Judge Dismisses Prime Healthcare Lawsuit Against Kamala Harris

Judge Dismisses Prime Healthcare Lawsuit Against Kamala Harris

[Nov. 2, 2016] LOS ANGELES – A federal judge dismissed a lawsuit brought by Prime Healthcare against California Attorney General Kamala Harris, denying allegations that she improperly restricted the sale of six non-profit hospitals in California to Prime Healthcare in 2015, a deal the company walked away from a month later.

“It’s time for Prime Healthcare to stop wasting money on fringe conspiracy theories. This most recent in a string of major losses in court should worry Prime Healthcare stakeholders concerned about the company’s ongoing legal fight with the U.S. Justice Department and the devastating financial impact a loss could have on the company,” said Dave Regan, president of SEIU-United Healthcare Workers West (SEIU-UHW). “Prime’s legal strategy has done little more than waste the court’s precious time and resources.”

The Oct. 31, 2016 ruling by U.S. District Court Judge Gonzalo Curie dismissed allegations by Prime Healthcare that Harris colluded with SEIU-UHW to undercut the company’s purchase of the Daughters of Charity Health System.

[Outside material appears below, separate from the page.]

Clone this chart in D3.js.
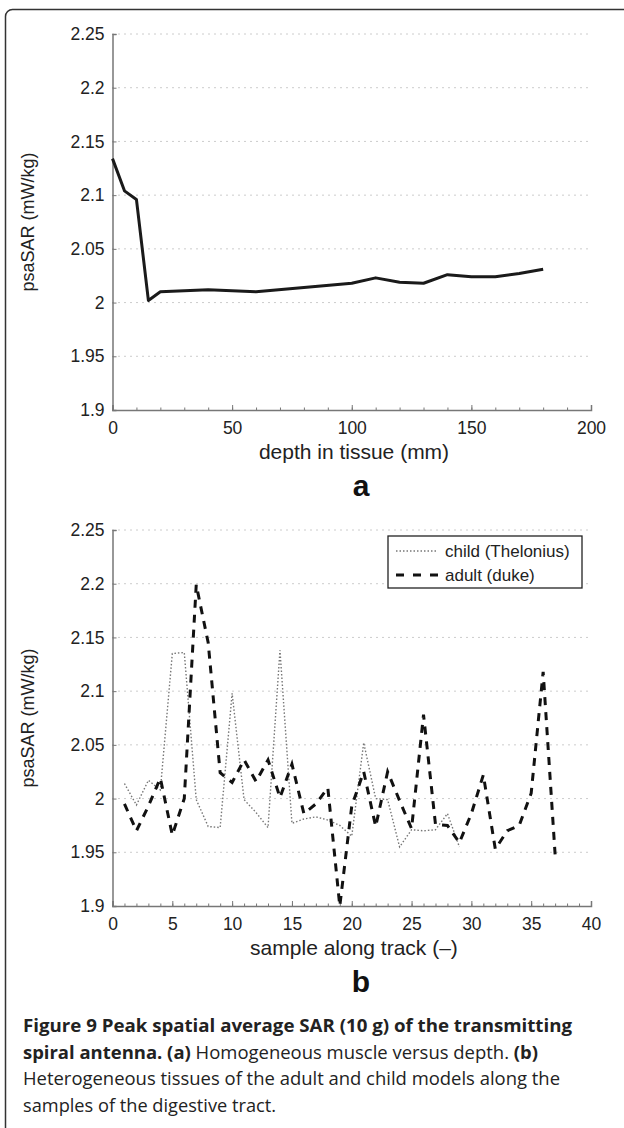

In February 2015, Harris approved – with conditions – Prime Healthcare’s $843 million purchase of the Daughters of Charity Health System and its six, safety-net hospitals in California. She ordered Prime to operate the hospitals as acute care facilities for ten years and to maintain the majority of current hospital services at each hospital.

Healthcare workers, who are members of SEIU-UHW, urged Harris to block the sale because Prime Healthcare was a bad fit to continue the hospitals’ charity mission. Prime pulled out of the deal in March 2015, and the hospitals were later sold in December 2015 to BlueMountain Capital Management, which renamed the facilities Verity Health System.

The latest ruling marks the sixth setback for Prime Healthcare in the last year:

  • In October 2016, the National Labor Relations Board ordered Prime Healthcare to pay an estimated $6.5 million in lost wages to 500 employees at two Southern California hospitals after refusing to issue the negotiated annual raises each of the last five years;
  • In June 2016, the S. Supreme Court refused to hear Prime Healthcare’s appeal of a decision dismissing an anti-trust suit Prime filed against SEIU-UHW, thereby ending the lawsuit;
  • In May 2016, the S. Department of Justice joined a Medicare fraud lawsuitagainst Prime Healthcare, saying it found merit to the claims brought by a Prime employee who said the company increased corporate revenue by wrongly admitting Medicare patients for overnight stays;
  • In February 2016, a judge from the NLRB ordered Prime Healthcare to honor a contract agreement affecting 1,100 of its employees in Southern California that the company had refused to implement since November 2014; and
  • In November 2015, the NLRB issued a decision requiring Prime Healthcare to reimburse 630 employees at Centinela Medical Center in Inglewood, Calif. an estimated $1.6 million for illegally cutting workers’ healthcare benefits over a five-year period.

More than 1,100 employees at Prime Healthcare-owned hospitals in Southern California are members of SEIU-UHW, which has a labor dispute with the company.